**WHAT TO WORK ON:** Print the listing as it stands, omitting all images.

**DATA EXCERPT:**
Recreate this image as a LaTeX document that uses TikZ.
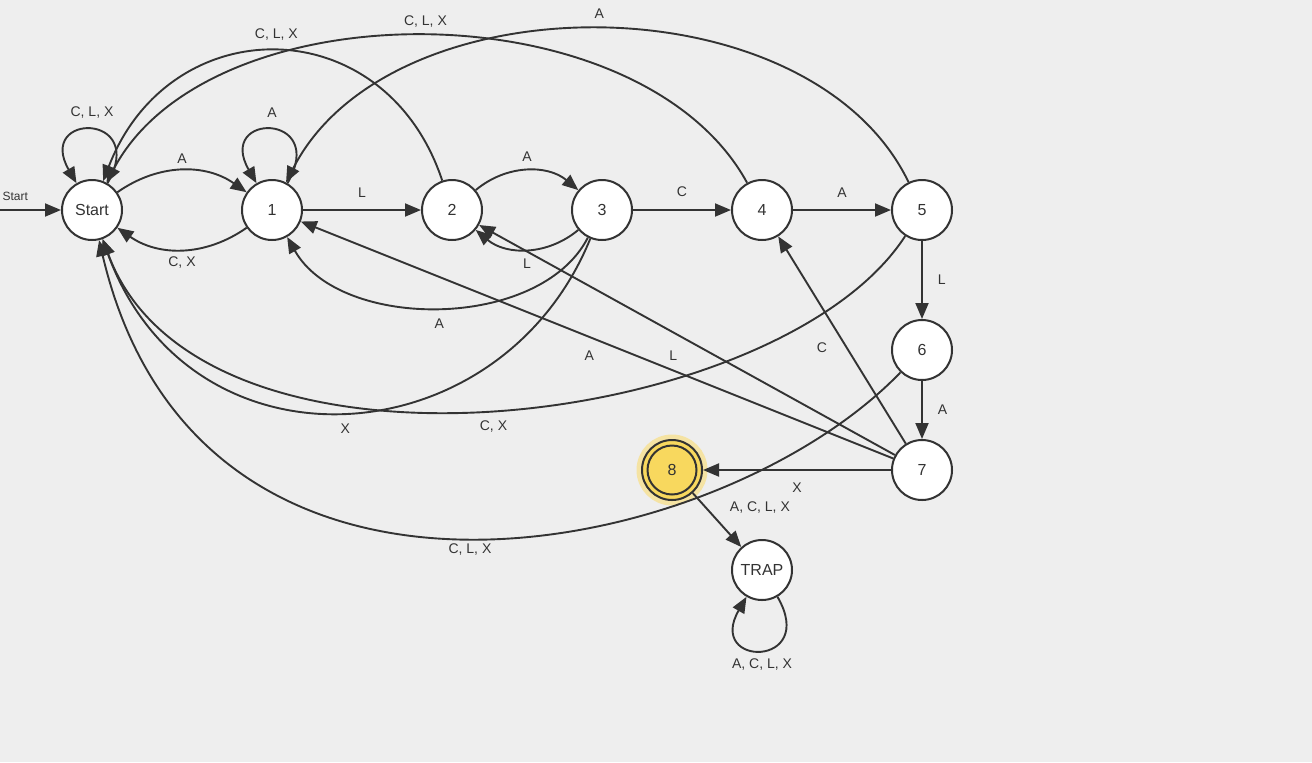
\documentclass[tikz,border=0pt]{standalone}
\usepackage{fontspec}
\setmainfont{Liberation Sans}
\usetikzlibrary{arrows.meta,positioning}
\definecolor{ink}{HTML}{333333}
\definecolor{paper}{HTML}{EEEEEE}
\definecolor{gold}{HTML}{F8D85E}
\definecolor{goldhalo}{HTML}{F5E3A3}
\tikzset{
    >={Triangle[length=8pt,width=6.5pt]},
    every edge/.append style={draw=ink,line width=0.95pt},
    every loop/.style={},
    state/.style={circle,draw=ink,line width=1pt,fill=white,minimum size=30pt,inner sep=0pt,text=ink,font=\fontsize{8}{9.6}\selectfont},
    final/.style={fill=gold,preaction={draw=goldhalo,line width=5.5pt}},
    elabel/.style={text=ink,inner sep=1pt,font=\fontsize{7}{8.4}\selectfont},
    curve/.style={->,draw=ink,line width=0.95pt},
    selfloop/.style={loop,min distance=41pt,looseness=1},
}

\begin{document}
\begin{tikzpicture}[x=0.5pt,y=0.5pt]
    \useasboundingbox (0,0) rectangle (1312,-762);
    \fill[paper] (0,0) rectangle (1312,-762);

    \node[state] (s)    at (92,-210)  {Start};
    \node[state] (q1)   at (272,-210) {1};
    \node[state] (q2)   at (452,-210) {2};
    \node[state] (q3)   at (602,-210) {3};
    \node[state] (q4)   at (762,-210) {4};
    \node[state] (q5)   at (922,-210) {5};
    \node[state] (q6)   at (922,-350) {6};
    \node[state] (q7)   at (922,-470) {7};
    \node[state,final] (q8) at (672,-470) {8};
    \node[state] (trap) at (762,-570) {TRAP};
    \draw[ink,line width=1pt] (q8.center) circle[radius=12.25pt];

    \coordinate (init) at (0,-210);

    % straight moves
    \path[->] (init) edge node[elabel,above=3pt,pos=.25,font=\fontsize{6}{7}\selectfont] {Start} (s)
              (q1) edge node[elabel,above=5pt] {L} (q2)
              (q3) edge node[elabel,above=5pt] {C} (q4)
              (q4) edge node[elabel,above=5pt] {A} (q5)
              (q5) edge node[elabel,right=6.5pt] {L} (q6)
              (q6) edge node[elabel,right=6.5pt] {A} (q7)
              (q7) edge node[elabel,below=5pt] {X} (q8)
              (q8) edge node[elabel,above right=2pt and 5pt] {A, C, L, X} (trap)
              (q7) edge node[elabel,below left=4pt and 0pt] {A} (q1)
              (q7) edge node[elabel,below left=4pt and 3.5pt] {L} (q2)
              (q7) edge node[elabel,left=6pt,yshift=-4pt] {C} (q4);

    % bent pairs
    \path[->] (s)  edge[bend left=35] node[elabel,above=2pt] {A} (q1)
              (q1) edge[bend left=35] node[elabel,below=2pt] {C, X} (s)
              (q2) edge[bend left=40] node[elabel,above=3pt] {A} (q3)
              (q3) edge[bend left=40] node[elabel,below=3.5pt] {L} (q2);

    % self loops
    \path[->] (s)    edge[selfloop,out=60,in=120] node[elabel,above=4.5pt] {C, L, X} (s)
              (q1)   edge[selfloop,out=60,in=120] node[elabel,above=4.5pt] {A} (q1)
              (trap) edge[selfloop,out=-60,in=-120] node[elabel,below=3pt] {A, C, L, X} (trap);

    % long way back
    \draw[curve] (q2) .. controls (385,-8) and (170,-8) .. (s) node[elabel,midway,above=4pt] {C, L, X};
    \draw[curve] (q4) .. controls (640,13) and (210,13) .. (s) node[elabel,midway,above=3pt] {C, L, X};
    \draw[curve] (q5) .. controls (810,22) and (390,22) .. (q1) node[elabel,midway,above=4pt] {A};
    \draw[curve] (q3) .. controls (540,-331) and (340,-331) .. (q1) node[elabel,midway,below=4pt] {A};
    \draw[curve] (q3) .. controls (500,-460) and (190,-480) .. (s) node[elabel,midway,below=4.5pt] {X};
    \draw[curve] (q5) .. controls (780,-430) and (200,-504) .. (s) node[elabel,midway,below=4pt] {C, X};
    \draw[curve] (q6) .. controls (720,-560) and (200,-670) .. (s) node[elabel,midway,below=1.5pt] {C, L, X};
\end{tikzpicture}
\end{document}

**ANSWER:**
Recreate this image as a LaTeX document that uses TikZ.
\documentclass[tikz,border=0pt]{standalone}
\usepackage{fontspec}
\setmainfont{Liberation Sans}
\usetikzlibrary{arrows.meta,positioning}
\definecolor{ink}{HTML}{333333}
\definecolor{paper}{HTML}{EEEEEE}
\definecolor{gold}{HTML}{F8D85E}
\definecolor{goldhalo}{HTML}{F5E3A3}
\tikzset{
    >={Triangle[length=8pt,width=6.5pt]},
    every edge/.append style={draw=ink,line width=0.95pt},
    every loop/.style={},
    state/.style={circle,draw=ink,line width=1pt,fill=white,minimum size=30pt,inner sep=0pt,text=ink,font=\fontsize{8}{9.6}\selectfont},
    final/.style={fill=gold,preaction={draw=goldhalo,line width=5.5pt}},
    elabel/.style={text=ink,inner sep=1pt,font=\fontsize{7}{8.4}\selectfont},
    curve/.style={->,draw=ink,line width=0.95pt},
    selfloop/.style={loop,min distance=41pt,looseness=1},
}

\begin{document}
\begin{tikzpicture}[x=0.5pt,y=0.5pt]
    \useasboundingbox (0,0) rectangle (1312,-762);
    \fill[paper] (0,0) rectangle (1312,-762);

    \node[state] (s)    at (92,-210)  {Start};
    \node[state] (q1)   at (272,-210) {1};
    \node[state] (q2)   at (452,-210) {2};
    \node[state] (q3)   at (602,-210) {3};
    \node[state] (q4)   at (762,-210) {4};
    \node[state] (q5)   at (922,-210) {5};
    \node[state] (q6)   at (922,-350) {6};
    \node[state] (q7)   at (922,-470) {7};
    \node[state,final] (q8) at (672,-470) {8};
    \node[state] (trap) at (762,-570) {TRAP};
    \draw[ink,line width=1pt] (q8.center) circle[radius=12.25pt];

    \coordinate (init) at (0,-210);

    % straight moves
    \path[->] (init) edge node[elabel,above=3pt,pos=.25,font=\fontsize{6}{7}\selectfont] {Start} (s)
              (q1) edge node[elabel,above=5pt] {L} (q2)
              (q3) edge node[elabel,above=5pt] {C} (q4)
              (q4) edge node[elabel,above=5pt] {A} (q5)
              (q5) edge node[elabel,right=6.5pt] {L} (q6)
              (q6) edge node[elabel,right=6.5pt] {A} (q7)
              (q7) edge node[elabel,below=5pt] {X} (q8)
              (q8) edge node[elabel,above right=2pt and 5pt] {A, C, L, X} (trap)
              (q7) edge node[elabel,below left=4pt and 0pt] {A} (q1)
              (q7) edge node[elabel,below left=4pt and 3.5pt] {L} (q2)
              (q7) edge node[elabel,left=6pt,yshift=-4pt] {C} (q4);

    % bent pairs
    \path[->] (s)  edge[bend left=35] node[elabel,above=2pt] {A} (q1)
              (q1) edge[bend left=35] node[elabel,below=2pt] {C, X} (s)
              (q2) edge[bend left=40] node[elabel,above=3pt] {A} (q3)
              (q3) edge[bend left=40] node[elabel,below=3.5pt] {L} (q2);

    % self loops
    \path[->] (s)    edge[selfloop,out=60,in=120] node[elabel,above=4.5pt] {C, L, X} (s)
              (q1)   edge[selfloop,out=60,in=120] node[elabel,above=4.5pt] {A} (q1)
              (trap) edge[selfloop,out=-60,in=-120] node[elabel,below=3pt] {A, C, L, X} (trap);

    % long way back
    \draw[curve] (q2) .. controls (385,-8) and (170,-8) .. (s) node[elabel,midway,above=4pt] {C, L, X};
    \draw[curve] (q4) .. controls (640,13) and (210,13) .. (s) node[elabel,midway,above=3pt] {C, L, X};
    \draw[curve] (q5) .. controls (810,22) and (390,22) .. (q1) node[elabel,midway,above=4pt] {A};
    \draw[curve] (q3) .. controls (540,-331) and (340,-331) .. (q1) node[elabel,midway,below=4pt] {A};
    \draw[curve] (q3) .. controls (500,-460) and (190,-480) .. (s) node[elabel,midway,below=4.5pt] {X};
    \draw[curve] (q5) .. controls (780,-430) and (200,-504) .. (s) node[elabel,midway,below=4pt] {C, X};
    \draw[curve] (q6) .. controls (720,-560) and (200,-670) .. (s) node[elabel,midway,below=1.5pt] {C, L, X};
\end{tikzpicture}
\end{document}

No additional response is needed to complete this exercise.